Exercise goal — In the listing below, find the line with "const tempTicks = [-50, -25, 0, 25, 50, 75, 100, 125];", then repeat exactly every line from the top through that one.

Information provided —
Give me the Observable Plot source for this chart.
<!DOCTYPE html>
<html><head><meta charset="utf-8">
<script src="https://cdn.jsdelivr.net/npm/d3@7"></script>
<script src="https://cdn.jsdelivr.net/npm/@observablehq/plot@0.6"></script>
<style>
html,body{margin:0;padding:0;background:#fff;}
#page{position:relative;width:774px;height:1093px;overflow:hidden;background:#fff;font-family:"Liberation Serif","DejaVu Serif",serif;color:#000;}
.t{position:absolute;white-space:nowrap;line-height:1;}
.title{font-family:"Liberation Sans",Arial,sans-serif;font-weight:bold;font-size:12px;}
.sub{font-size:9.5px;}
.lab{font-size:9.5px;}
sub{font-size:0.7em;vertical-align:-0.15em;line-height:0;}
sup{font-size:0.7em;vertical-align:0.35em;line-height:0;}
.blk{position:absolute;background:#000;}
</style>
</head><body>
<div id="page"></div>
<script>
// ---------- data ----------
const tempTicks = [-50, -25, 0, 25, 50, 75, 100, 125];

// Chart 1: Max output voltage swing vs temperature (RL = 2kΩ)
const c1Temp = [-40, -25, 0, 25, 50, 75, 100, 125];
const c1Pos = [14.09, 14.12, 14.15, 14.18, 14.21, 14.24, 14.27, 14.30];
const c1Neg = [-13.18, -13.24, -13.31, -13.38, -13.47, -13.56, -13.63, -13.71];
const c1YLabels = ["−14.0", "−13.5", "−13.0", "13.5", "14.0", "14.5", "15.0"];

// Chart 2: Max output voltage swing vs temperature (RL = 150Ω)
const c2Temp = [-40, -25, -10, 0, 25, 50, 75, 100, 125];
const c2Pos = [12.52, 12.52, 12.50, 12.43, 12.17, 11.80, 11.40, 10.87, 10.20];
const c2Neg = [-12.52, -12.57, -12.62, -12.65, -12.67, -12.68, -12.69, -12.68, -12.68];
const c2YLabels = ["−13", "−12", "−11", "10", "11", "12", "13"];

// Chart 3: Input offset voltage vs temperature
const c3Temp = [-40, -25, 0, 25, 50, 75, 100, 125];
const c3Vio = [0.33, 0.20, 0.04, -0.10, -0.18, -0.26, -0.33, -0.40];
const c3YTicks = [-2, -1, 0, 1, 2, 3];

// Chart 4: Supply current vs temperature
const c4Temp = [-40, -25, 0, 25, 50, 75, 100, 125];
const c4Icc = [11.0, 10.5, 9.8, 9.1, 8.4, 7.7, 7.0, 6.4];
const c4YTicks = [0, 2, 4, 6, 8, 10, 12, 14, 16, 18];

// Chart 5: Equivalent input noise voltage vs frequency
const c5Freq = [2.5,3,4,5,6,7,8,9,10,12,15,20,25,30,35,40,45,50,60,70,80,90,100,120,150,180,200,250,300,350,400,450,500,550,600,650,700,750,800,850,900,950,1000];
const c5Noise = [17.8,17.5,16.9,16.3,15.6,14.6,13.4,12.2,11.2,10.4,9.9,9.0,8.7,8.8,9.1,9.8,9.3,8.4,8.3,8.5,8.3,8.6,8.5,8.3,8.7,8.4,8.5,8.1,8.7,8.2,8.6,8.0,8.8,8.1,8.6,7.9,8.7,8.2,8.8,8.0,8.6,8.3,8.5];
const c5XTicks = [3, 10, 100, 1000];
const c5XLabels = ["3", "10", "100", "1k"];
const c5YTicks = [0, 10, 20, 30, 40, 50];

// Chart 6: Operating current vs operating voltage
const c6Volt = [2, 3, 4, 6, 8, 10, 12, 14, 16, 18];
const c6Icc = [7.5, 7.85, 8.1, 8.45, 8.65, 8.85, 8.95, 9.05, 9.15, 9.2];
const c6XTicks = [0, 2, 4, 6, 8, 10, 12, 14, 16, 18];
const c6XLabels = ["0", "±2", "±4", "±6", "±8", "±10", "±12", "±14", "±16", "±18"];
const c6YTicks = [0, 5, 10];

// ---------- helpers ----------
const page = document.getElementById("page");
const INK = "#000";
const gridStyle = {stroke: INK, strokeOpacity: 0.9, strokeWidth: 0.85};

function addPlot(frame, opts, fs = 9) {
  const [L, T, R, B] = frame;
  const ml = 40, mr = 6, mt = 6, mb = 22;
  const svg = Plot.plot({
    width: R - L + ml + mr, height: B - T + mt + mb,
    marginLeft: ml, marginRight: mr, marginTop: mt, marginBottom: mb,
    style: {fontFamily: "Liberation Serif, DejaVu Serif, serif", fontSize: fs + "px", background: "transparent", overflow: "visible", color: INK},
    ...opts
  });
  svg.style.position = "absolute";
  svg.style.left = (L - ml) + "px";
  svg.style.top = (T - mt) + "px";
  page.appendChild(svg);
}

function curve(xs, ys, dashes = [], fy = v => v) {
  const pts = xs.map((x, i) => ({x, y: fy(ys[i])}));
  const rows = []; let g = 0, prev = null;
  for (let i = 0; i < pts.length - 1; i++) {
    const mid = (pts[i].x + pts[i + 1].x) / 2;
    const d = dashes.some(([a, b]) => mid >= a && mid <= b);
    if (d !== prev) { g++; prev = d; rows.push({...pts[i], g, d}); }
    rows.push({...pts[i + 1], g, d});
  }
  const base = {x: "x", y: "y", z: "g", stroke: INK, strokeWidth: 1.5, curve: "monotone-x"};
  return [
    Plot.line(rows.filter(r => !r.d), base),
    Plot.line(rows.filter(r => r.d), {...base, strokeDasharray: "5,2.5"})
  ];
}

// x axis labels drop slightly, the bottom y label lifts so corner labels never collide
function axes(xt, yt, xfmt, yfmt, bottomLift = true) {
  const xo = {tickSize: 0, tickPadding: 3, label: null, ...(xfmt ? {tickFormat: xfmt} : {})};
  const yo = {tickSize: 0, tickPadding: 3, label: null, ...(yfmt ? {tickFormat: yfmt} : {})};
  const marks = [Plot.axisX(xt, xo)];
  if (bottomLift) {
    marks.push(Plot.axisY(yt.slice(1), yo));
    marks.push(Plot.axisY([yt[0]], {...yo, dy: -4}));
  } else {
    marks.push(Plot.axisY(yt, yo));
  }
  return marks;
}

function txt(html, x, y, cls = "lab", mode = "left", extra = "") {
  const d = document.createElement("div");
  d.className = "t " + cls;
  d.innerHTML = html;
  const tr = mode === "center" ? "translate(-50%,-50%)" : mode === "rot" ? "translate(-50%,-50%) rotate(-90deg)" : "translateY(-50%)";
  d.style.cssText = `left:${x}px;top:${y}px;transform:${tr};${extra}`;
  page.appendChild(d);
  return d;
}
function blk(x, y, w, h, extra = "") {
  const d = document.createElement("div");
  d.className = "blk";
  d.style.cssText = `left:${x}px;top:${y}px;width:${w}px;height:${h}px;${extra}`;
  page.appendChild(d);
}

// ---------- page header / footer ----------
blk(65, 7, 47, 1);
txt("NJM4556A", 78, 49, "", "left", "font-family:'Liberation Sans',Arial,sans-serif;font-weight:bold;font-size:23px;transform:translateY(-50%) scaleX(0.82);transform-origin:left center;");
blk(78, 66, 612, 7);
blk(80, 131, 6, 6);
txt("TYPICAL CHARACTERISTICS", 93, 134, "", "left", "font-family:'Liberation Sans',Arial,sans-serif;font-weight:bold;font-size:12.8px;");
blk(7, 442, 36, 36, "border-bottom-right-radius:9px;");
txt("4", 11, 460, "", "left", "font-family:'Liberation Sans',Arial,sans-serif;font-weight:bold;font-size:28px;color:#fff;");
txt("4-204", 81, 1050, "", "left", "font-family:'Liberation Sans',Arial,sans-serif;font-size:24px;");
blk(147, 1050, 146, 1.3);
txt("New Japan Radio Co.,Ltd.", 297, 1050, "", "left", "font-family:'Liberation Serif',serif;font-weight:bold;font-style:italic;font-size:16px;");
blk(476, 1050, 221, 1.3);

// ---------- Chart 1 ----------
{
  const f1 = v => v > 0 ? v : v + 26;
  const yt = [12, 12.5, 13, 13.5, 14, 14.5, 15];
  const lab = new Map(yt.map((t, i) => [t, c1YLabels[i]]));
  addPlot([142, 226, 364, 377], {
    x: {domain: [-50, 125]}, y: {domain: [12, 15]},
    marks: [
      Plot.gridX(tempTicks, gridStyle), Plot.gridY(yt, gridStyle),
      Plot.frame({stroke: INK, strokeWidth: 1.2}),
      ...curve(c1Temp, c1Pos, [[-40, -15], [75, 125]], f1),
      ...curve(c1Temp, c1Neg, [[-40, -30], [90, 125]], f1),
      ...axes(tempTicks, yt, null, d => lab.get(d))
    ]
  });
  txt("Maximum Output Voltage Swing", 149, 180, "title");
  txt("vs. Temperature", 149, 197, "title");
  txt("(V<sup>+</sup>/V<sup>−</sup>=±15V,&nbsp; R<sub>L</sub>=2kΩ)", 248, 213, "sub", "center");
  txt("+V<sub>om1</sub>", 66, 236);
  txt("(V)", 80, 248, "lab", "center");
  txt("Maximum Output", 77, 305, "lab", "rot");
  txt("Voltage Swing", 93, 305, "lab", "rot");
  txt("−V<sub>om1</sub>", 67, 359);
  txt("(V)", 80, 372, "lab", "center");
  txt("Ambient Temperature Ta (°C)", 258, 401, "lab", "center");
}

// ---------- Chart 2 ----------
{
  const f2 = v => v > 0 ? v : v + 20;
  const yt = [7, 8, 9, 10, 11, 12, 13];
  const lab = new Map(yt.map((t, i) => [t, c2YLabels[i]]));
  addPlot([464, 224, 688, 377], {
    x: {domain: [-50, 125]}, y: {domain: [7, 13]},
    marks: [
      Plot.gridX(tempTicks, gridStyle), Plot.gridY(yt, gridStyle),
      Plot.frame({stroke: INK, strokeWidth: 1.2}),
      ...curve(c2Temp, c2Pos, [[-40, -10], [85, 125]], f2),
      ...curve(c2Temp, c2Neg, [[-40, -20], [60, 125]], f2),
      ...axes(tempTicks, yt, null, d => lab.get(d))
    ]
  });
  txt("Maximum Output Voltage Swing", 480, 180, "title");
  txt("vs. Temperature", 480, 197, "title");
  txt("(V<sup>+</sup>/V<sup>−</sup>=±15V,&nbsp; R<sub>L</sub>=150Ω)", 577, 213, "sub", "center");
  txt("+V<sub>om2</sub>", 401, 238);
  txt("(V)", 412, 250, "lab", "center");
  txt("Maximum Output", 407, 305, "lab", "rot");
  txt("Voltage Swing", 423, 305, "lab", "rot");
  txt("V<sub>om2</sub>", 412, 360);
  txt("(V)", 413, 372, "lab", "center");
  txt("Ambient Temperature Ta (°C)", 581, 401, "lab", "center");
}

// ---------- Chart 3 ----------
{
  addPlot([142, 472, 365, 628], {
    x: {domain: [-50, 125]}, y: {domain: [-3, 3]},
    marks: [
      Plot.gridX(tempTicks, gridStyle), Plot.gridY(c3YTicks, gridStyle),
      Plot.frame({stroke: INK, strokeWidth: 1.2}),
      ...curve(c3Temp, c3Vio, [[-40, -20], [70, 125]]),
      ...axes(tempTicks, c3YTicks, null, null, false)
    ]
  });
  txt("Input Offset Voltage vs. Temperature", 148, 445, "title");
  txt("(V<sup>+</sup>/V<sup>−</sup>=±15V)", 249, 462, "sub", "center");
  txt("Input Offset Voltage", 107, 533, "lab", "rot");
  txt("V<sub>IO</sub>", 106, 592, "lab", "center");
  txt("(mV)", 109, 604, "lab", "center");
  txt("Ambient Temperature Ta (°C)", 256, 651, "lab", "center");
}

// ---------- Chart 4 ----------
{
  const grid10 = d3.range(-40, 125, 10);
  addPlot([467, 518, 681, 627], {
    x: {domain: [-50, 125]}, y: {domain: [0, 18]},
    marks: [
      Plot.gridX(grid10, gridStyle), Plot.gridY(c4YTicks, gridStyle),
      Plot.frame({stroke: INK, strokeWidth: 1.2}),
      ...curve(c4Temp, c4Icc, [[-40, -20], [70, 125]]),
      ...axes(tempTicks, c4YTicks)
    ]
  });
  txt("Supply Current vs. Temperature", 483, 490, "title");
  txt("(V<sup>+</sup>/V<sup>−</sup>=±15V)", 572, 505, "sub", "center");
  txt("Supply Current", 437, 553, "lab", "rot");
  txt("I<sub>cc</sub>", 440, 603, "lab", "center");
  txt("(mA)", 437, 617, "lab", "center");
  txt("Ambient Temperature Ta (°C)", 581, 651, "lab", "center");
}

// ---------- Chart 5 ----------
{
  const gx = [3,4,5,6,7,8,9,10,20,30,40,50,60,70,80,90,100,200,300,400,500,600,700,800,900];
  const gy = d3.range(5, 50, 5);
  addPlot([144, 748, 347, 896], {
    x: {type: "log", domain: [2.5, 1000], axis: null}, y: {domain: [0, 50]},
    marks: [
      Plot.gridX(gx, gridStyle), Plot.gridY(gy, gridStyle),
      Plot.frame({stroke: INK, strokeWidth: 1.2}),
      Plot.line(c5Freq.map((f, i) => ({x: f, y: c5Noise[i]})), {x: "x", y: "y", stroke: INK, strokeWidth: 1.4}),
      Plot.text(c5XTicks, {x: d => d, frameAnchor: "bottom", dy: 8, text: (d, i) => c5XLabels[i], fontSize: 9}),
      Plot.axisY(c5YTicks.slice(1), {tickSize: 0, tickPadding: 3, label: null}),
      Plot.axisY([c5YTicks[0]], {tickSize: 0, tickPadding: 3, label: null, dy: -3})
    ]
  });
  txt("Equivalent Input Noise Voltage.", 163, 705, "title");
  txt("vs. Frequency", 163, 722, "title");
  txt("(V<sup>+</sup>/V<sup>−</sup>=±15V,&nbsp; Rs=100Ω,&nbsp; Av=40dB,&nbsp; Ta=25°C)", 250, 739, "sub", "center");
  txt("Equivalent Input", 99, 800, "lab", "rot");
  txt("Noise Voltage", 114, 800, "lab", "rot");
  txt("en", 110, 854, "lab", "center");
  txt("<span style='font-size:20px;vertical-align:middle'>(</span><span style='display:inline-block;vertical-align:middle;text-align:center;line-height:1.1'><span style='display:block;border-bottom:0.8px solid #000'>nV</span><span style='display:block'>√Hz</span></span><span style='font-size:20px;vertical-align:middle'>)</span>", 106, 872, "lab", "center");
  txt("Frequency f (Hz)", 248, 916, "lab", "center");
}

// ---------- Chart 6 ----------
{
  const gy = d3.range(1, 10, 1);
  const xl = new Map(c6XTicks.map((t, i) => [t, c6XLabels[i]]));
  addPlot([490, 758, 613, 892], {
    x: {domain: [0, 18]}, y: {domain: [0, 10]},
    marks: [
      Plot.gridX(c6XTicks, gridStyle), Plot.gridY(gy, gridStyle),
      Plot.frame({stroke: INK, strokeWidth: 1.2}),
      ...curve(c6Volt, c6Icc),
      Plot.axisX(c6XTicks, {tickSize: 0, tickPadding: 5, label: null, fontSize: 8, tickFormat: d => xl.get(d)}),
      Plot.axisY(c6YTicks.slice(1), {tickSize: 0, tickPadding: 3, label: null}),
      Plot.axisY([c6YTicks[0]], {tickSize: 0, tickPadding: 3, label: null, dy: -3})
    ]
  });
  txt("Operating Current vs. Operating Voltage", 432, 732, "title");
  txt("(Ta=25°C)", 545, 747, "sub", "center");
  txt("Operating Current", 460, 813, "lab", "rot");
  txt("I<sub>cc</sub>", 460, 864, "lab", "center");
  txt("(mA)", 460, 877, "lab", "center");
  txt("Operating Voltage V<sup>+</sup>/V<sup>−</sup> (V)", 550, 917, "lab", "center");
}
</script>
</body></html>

Response to the task —
Give me the Observable Plot source for this chart.
<!DOCTYPE html>
<html><head><meta charset="utf-8">
<script src="https://cdn.jsdelivr.net/npm/d3@7"></script>
<script src="https://cdn.jsdelivr.net/npm/@observablehq/plot@0.6"></script>
<style>
html,body{margin:0;padding:0;background:#fff;}
#page{position:relative;width:774px;height:1093px;overflow:hidden;background:#fff;font-family:"Liberation Serif","DejaVu Serif",serif;color:#000;}
.t{position:absolute;white-space:nowrap;line-height:1;}
.title{font-family:"Liberation Sans",Arial,sans-serif;font-weight:bold;font-size:12px;}
.sub{font-size:9.5px;}
.lab{font-size:9.5px;}
sub{font-size:0.7em;vertical-align:-0.15em;line-height:0;}
sup{font-size:0.7em;vertical-align:0.35em;line-height:0;}
.blk{position:absolute;background:#000;}
</style>
</head><body>
<div id="page"></div>
<script>
// ---------- data ----------
const tempTicks = [-50, -25, 0, 25, 50, 75, 100, 125];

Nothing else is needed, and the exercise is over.